Originally Posted by HawkI
Originally Posted by Yondering
Originally Posted by HawkI

Dropping them out of the bake is actually annealing/drawing them a bit; the temp to bake isnt high enough to treat the metal and is actually softening it.


Sorry Hawk, that is not correct. Water quenching after baking does harden the bullets. If you air cool after baking, it has approximately the same result as air cooling from the mold. 400°F is plenty hot enough to heat treat bullet alloys.

I can also say from experience that powder coating is nothing like graphite-coated bullets; powder coating is much tougher and handles higher speeds, while being a lot easier to apply.

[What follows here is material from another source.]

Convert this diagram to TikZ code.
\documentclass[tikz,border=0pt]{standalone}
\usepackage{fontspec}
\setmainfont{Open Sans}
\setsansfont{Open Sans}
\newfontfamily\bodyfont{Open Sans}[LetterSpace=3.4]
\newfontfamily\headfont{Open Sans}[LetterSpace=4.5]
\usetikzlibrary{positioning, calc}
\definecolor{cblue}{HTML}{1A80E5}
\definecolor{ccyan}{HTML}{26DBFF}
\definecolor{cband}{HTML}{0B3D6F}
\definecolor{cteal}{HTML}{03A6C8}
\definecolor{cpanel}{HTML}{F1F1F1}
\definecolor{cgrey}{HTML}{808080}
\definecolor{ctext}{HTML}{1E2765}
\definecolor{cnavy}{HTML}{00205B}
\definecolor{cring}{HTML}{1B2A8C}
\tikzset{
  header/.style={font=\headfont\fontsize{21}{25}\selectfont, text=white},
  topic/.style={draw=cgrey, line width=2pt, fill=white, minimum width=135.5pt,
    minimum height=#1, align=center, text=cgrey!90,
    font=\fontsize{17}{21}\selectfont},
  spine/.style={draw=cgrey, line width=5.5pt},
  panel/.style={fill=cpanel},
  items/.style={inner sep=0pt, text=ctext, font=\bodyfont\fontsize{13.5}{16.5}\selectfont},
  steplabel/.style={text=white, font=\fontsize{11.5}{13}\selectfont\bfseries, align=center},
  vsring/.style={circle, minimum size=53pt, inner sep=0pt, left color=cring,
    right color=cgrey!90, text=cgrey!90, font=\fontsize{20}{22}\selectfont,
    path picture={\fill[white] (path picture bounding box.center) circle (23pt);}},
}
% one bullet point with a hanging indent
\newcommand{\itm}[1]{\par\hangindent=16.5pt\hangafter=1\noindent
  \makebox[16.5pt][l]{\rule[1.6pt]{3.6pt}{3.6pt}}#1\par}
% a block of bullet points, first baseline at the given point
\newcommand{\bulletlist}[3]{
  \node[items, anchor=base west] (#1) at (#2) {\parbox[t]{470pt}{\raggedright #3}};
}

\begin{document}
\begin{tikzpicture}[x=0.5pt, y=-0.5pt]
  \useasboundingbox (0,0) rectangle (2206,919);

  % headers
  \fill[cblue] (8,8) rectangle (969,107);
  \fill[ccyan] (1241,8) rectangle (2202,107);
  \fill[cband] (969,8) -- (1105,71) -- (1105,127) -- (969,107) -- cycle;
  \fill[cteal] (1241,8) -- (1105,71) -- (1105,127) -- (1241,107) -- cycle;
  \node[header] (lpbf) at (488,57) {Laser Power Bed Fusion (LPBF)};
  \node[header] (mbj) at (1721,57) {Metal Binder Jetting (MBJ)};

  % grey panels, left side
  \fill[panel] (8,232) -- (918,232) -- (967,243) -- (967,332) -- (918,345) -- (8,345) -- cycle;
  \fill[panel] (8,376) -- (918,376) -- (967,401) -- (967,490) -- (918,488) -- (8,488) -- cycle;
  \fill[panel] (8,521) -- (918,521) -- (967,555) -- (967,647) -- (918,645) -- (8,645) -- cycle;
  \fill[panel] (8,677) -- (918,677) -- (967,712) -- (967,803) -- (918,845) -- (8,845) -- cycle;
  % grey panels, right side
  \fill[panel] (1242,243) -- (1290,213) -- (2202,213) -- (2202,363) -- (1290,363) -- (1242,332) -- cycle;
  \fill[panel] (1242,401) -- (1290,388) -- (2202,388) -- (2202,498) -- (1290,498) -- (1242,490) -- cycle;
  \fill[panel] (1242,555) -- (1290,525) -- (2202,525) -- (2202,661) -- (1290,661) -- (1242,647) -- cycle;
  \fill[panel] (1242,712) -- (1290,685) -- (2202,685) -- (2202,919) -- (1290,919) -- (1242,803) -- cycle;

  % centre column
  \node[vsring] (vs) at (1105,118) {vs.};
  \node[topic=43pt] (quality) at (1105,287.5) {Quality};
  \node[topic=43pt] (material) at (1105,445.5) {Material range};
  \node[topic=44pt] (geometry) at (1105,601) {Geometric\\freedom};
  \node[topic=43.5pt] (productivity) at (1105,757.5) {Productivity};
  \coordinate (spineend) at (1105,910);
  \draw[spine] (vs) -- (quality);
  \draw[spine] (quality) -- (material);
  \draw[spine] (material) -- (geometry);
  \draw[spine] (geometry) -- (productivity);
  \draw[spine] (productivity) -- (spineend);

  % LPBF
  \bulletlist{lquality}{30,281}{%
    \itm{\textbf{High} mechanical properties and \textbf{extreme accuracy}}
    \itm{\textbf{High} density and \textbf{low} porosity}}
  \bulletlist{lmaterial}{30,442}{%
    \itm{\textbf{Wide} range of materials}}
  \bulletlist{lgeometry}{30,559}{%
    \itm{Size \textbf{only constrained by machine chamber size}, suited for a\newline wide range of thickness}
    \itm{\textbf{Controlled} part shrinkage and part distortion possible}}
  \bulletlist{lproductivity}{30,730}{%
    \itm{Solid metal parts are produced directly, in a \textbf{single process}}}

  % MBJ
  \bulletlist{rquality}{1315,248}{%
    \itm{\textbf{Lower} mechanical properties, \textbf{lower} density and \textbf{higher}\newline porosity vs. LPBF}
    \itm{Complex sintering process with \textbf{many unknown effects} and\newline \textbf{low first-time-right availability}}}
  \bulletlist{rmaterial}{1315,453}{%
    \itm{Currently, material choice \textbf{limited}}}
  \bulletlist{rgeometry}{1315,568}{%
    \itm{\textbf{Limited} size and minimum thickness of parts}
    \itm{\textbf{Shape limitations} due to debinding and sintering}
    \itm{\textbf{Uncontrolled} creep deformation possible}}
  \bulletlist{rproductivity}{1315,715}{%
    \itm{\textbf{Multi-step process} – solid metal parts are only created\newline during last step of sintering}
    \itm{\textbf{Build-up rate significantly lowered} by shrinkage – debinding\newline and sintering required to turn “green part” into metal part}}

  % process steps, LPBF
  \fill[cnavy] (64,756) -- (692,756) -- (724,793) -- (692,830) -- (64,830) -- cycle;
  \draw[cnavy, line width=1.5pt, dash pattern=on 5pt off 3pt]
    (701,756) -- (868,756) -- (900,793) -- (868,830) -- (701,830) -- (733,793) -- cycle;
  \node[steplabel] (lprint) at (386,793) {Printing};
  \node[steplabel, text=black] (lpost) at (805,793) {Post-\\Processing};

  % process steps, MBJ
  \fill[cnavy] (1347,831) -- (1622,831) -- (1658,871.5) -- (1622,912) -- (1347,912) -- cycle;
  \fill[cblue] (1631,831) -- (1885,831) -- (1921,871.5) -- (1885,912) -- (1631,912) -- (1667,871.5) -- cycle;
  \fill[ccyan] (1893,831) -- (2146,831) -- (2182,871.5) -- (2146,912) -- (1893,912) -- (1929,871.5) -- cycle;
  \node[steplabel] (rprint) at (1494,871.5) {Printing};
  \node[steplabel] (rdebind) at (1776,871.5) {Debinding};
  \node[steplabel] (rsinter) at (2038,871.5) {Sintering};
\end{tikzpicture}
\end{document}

As to the OP - I didn't watch the video but from your description, it doesn't sound too surprising to me. I don't know that I'd claim a porcelain (or whatever they are these days) dinner plate really simulates bone though since it's a lot harder.

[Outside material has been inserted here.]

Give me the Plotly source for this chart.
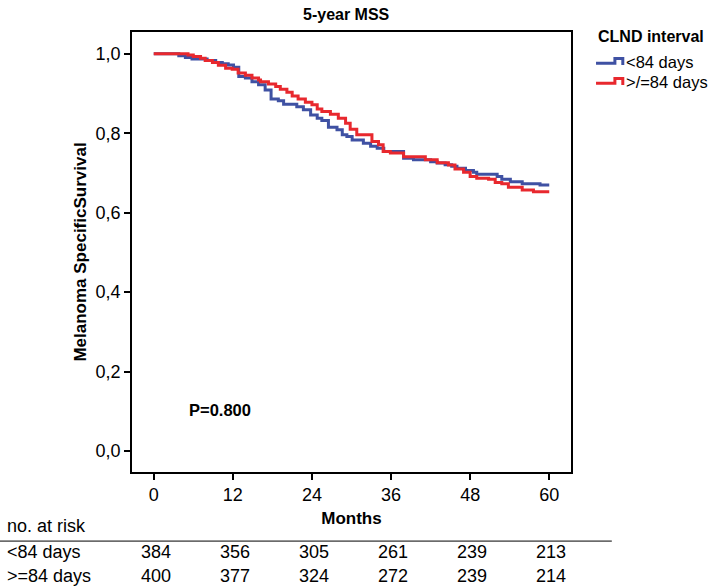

400 degrees for 20 minutes isnt going to achieve the hardness of 450 degrees nominal for an hour or even cadence dropped from a mould.

If you had a bullet at 22 BHN that was water dropped, re-heating in a paint bake application is going to give you a lower hardness. It will still be harder than the alloy air cooled.

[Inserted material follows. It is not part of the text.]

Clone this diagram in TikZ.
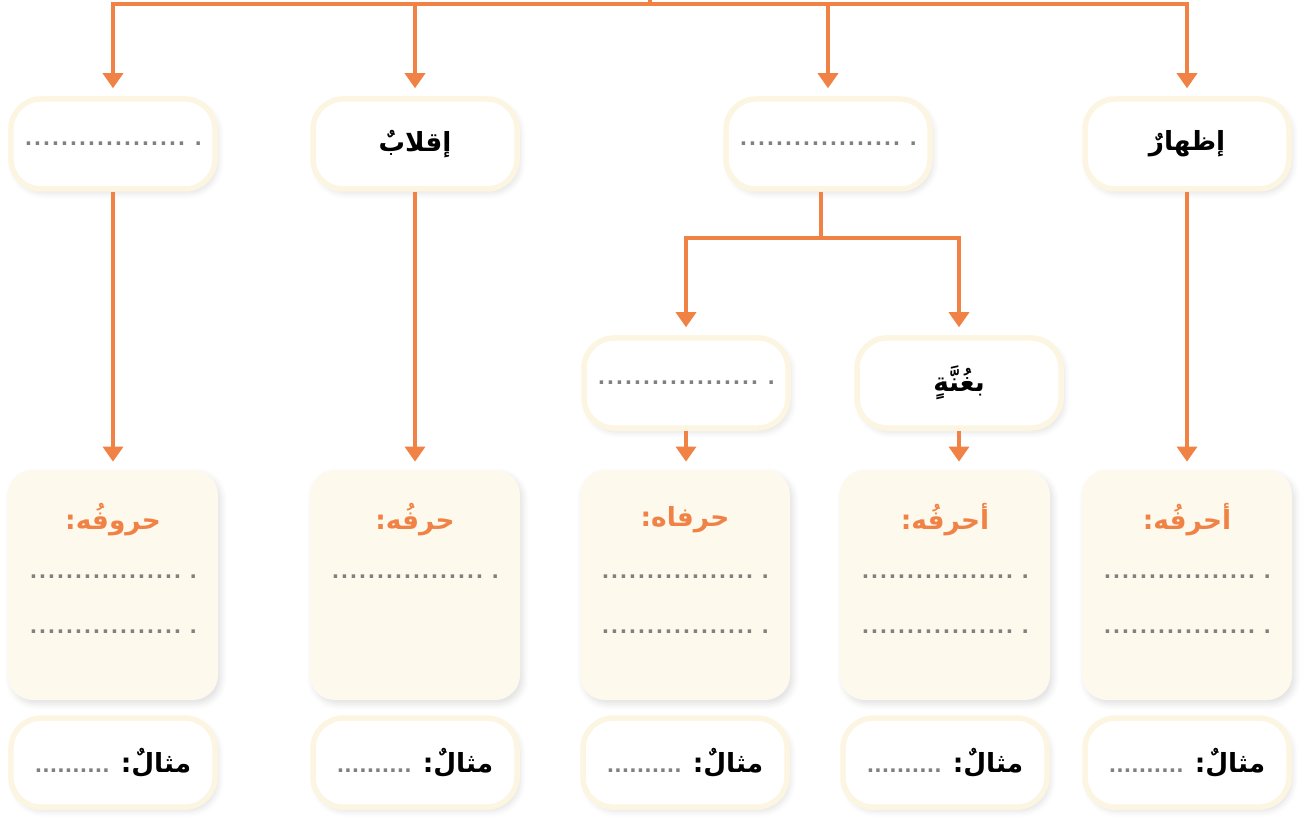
\documentclass[tikz,border=0pt]{standalone}
\usepackage{fontspec}
\newfontfamily\arabicfont[Script=Arabic]{DejaVu Sans}
\TeXXeTstate=1
\usetikzlibrary{positioning,arrows.meta,shadows.blur}
\definecolor{branchOrange}{RGB}{240,130,70}
\definecolor{creamLine}{RGB}{252,245,226}
\definecolor{creamFill}{RGB}{253,249,237}
\definecolor{dotGray}{RGB}{128,128,128}
\newcommand{\ar}[1]{\arabicfont\bfseries\beginR #1\endR}
\newcommand{\dotline}[1]{\hbox to #1{{\color{dotGray}\leaders\hbox to 1.8mm{\hss.\hss}\hfill\hskip 1.5mm.}}}
\newcommand{\shortdots}[1]{\hbox to #1{{\color{dotGray}\leaders\hbox to 1.5mm{\hss.\hss}\hfill}}}
\tikzset{
  conn/.style={draw=branchOrange, line width=1.9pt},
  arr/.style={conn, -{Triangle[width=4mm,length=3mm]}, shorten >=1.6mm},
  type box/.style={draw=creamLine, line width=1.1mm, fill=white, rounded corners=6mm,
    minimum width=40.8mm, minimum height=18mm,
    blur shadow={shadow xshift=0.6mm, shadow yshift=-0.8mm, shadow blur radius=1.2mm, shadow opacity=12}},
  letters box/.style={fill=creamFill, rounded corners=5mm, minimum width=42mm, minimum height=46mm,
    blur shadow={shadow xshift=0.6mm, shadow yshift=-0.8mm, shadow blur radius=1.2mm, shadow opacity=12}},
  example box/.style={type box, minimum height=17.8mm},
  word/.style={font=\fontsize{15}{18}\selectfont, text=black},
  heading/.style={font=\fontsize{15}{18}\selectfont, text=branchOrange},
  blank/.style={font=\arabicfont\bfseries\fontsize{11}{13}\selectfont, inner sep=0pt},
}
\begin{document}
\begin{tikzpicture}[x=0.2mm, y=-0.2mm]
  \useasboundingbox (0,0) rectangle (1301,820);

  \node[type box, blank] (ikhfa) at (113,144) {\dotline{35.6mm}};
  \node[type box, word] (iqlab) at (415,144) {\ar{إقلابٌ}};
  \node[type box, blank] (idgham) at (828,144) {\dotline{35.6mm}};
  \node[type box, word] (izhar) at (1187,144) {\ar{إظهارٌ}};

  \node[type box, blank] (noGhunna) at (686,383) {\dotline{35.6mm}};
  \node[type box, word] (withGhunna) at (959,383) {\ar{بغُنَّةٍ}};

  \foreach \name/\x/\head/\rows in {ikhfa/113/حروفُه:/2, iqlab/415/حرفُه:/1,
      noGhunna/685/حرفاه:/2, withGhunna/945/أحرفُه:/2, izhar/1187/أحرفُه:/2} {
    \node[letters box] (\name Letters) at (\x,585) {};
    \node[heading] (\name Head) at ([yshift=-10mm]\name Letters.north) {\ar{\head}};
    \node[blank] (\name DotsA) at ([yshift=-21.4mm]\name Letters.north) {\dotline{33.6mm}};
    \ifnum\rows>1
      \node[blank] (\name DotsB) at ([yshift=-32.4mm]\name Letters.north) {\dotline{33.6mm}};
    \fi
    \node[example box, word, below=3mm of \name Letters] (\name Example)
      {{\arabicfont\bfseries\fontsize{11}{13}\selectfont\shortdots{16mm}}\hskip 1.2mm\ar{مثالٌ:}};
  }

  \coordinate (root) at (650,0);
  \coordinate (bus) at (650,4);
  \coordinate (split) at (821,238);
  \draw[conn] (root) -- (bus);
  \foreach \b in {ikhfa, iqlab, idgham, izhar}
    \draw[arr] (bus) -| (\b.north);
  \foreach \b in {ikhfa, iqlab, izhar}
    \draw[arr] (\b.south) -- (\b Letters.north);
  \draw[conn] (idgham.south -| split) -- (split);
  \draw[arr] (split) -| (noGhunna.north);
  \draw[arr] (split) -| (withGhunna.north);
  \draw[arr] (noGhunna.south) -- (noGhunna.south |- noGhunnaLetters.north);
  \draw[arr] (withGhunna.south) -- (withGhunna.south |- withGhunnaLetters.north);
\end{tikzpicture}
\end{document}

Im betting the OP bullets are 15 BHN....


I've found through several moulds that the alloy doesn't reach the same hardness it had after initial quench has had a chance to fully harden. They don't go soft, but the difference ends up somewhere between an air-cool and a water drop. The bigger bullets like the 44 and 45 cal I notice the change in hardness more than for the smaller 35 cal ones. I don't mind for my applications.

Powder coating is VERY tough, and covers lots of sins. I have no leading running PB coated bullets out of various handguns at top pressures, and above. I run a 125gr powder coated Lee RNFP at 1450 fps out of a 9mm carbine with Longshot. That has to be getting near 40k psi. No leading, no coating in the barrel, and with a 4x scope, 2" at 100 for 5 is easy. There are advantages to the powder coating.


I belong on eroding granite, among the pines.